● **Set exercise**
Report every line below that holds the word "with".
+ + +
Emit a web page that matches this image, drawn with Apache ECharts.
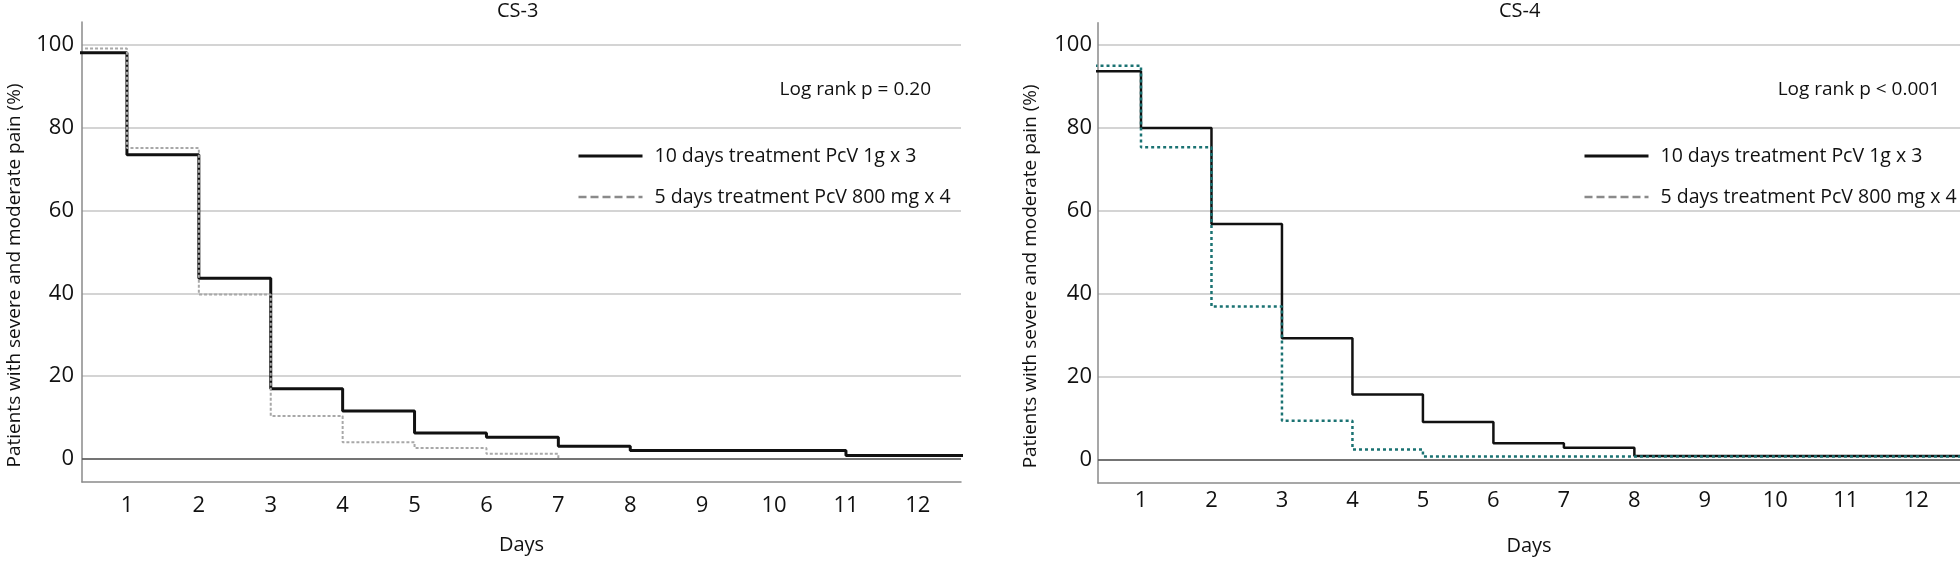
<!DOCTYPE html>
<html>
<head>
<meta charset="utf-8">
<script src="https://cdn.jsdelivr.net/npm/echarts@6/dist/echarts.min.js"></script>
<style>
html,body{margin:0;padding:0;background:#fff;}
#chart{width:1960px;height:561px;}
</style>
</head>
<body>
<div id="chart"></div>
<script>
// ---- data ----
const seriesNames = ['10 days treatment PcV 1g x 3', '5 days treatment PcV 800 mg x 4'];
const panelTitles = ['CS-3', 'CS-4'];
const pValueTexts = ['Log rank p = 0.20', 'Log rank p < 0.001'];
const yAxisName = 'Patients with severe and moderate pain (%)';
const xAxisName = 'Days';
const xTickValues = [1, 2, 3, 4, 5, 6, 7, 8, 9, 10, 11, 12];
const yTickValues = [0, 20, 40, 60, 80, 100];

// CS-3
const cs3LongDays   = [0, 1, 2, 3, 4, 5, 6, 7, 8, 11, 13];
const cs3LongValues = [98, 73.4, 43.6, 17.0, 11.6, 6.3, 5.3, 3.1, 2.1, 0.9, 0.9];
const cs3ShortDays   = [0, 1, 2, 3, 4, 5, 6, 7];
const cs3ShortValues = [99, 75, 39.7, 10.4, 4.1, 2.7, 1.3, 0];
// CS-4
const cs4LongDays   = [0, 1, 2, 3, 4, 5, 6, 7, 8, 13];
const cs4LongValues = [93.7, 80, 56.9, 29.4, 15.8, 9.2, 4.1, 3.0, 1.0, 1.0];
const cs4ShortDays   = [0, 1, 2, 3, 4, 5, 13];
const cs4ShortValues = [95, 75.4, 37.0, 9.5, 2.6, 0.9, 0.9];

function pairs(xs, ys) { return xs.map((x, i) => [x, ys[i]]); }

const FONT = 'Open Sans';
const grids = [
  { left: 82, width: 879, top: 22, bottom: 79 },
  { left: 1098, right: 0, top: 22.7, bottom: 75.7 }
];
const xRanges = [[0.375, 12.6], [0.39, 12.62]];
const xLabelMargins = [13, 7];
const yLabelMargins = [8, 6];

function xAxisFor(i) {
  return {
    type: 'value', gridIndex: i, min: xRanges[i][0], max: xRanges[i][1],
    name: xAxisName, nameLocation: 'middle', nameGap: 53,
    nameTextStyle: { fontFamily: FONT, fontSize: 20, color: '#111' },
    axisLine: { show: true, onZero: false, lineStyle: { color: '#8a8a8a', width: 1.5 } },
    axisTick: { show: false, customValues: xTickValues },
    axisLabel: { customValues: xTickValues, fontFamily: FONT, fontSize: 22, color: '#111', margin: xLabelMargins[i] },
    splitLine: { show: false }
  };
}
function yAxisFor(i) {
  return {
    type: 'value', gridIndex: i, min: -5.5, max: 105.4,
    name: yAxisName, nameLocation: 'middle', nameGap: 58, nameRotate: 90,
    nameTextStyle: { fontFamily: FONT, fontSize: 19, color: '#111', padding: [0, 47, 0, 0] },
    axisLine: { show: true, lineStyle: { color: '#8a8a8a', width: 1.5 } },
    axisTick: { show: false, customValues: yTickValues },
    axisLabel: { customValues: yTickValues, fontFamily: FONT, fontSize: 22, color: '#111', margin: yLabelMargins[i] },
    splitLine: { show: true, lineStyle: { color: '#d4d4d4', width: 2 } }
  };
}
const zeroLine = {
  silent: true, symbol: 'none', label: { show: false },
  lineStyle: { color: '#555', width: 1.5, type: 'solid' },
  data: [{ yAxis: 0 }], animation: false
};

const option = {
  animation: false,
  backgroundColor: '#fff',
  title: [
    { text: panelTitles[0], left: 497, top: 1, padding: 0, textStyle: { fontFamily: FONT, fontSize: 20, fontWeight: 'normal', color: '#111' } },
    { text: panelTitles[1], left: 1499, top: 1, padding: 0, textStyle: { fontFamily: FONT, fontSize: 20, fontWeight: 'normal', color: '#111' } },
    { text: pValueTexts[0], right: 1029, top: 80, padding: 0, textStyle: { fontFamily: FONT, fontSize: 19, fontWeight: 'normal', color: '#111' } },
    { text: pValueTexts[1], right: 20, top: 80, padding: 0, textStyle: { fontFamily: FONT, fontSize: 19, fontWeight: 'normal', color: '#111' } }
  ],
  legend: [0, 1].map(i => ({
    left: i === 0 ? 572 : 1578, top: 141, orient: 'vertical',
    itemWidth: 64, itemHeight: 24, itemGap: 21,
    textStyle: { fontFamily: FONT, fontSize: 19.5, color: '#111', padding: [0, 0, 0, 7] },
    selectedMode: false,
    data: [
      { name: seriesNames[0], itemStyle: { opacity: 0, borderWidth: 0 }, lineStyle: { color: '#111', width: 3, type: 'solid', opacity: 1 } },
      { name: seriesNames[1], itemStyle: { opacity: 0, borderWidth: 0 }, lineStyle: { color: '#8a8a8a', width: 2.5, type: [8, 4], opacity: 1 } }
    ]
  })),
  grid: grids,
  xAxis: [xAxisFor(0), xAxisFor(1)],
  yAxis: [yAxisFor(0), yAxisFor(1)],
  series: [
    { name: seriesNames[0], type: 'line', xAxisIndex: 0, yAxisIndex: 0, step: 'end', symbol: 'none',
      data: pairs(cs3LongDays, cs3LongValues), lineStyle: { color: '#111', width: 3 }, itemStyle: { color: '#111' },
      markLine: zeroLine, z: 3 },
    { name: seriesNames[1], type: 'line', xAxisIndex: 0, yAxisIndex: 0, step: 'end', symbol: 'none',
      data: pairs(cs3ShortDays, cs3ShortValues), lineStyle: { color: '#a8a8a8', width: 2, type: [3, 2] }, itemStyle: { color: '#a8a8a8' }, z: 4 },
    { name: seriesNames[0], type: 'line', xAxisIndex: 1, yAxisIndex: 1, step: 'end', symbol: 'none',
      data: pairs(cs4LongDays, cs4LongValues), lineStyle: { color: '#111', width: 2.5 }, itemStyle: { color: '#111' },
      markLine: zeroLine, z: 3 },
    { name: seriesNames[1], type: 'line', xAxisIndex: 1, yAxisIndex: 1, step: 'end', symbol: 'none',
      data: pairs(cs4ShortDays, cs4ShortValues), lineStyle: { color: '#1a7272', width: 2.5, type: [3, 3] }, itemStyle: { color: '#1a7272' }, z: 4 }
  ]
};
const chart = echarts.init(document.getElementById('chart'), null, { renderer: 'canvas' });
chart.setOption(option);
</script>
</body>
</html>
+ + +
● **Written response**
Emit a web page that matches this image, drawn with Apache ECharts.
const yAxisName = 'Patients with severe and moderate pain (%)';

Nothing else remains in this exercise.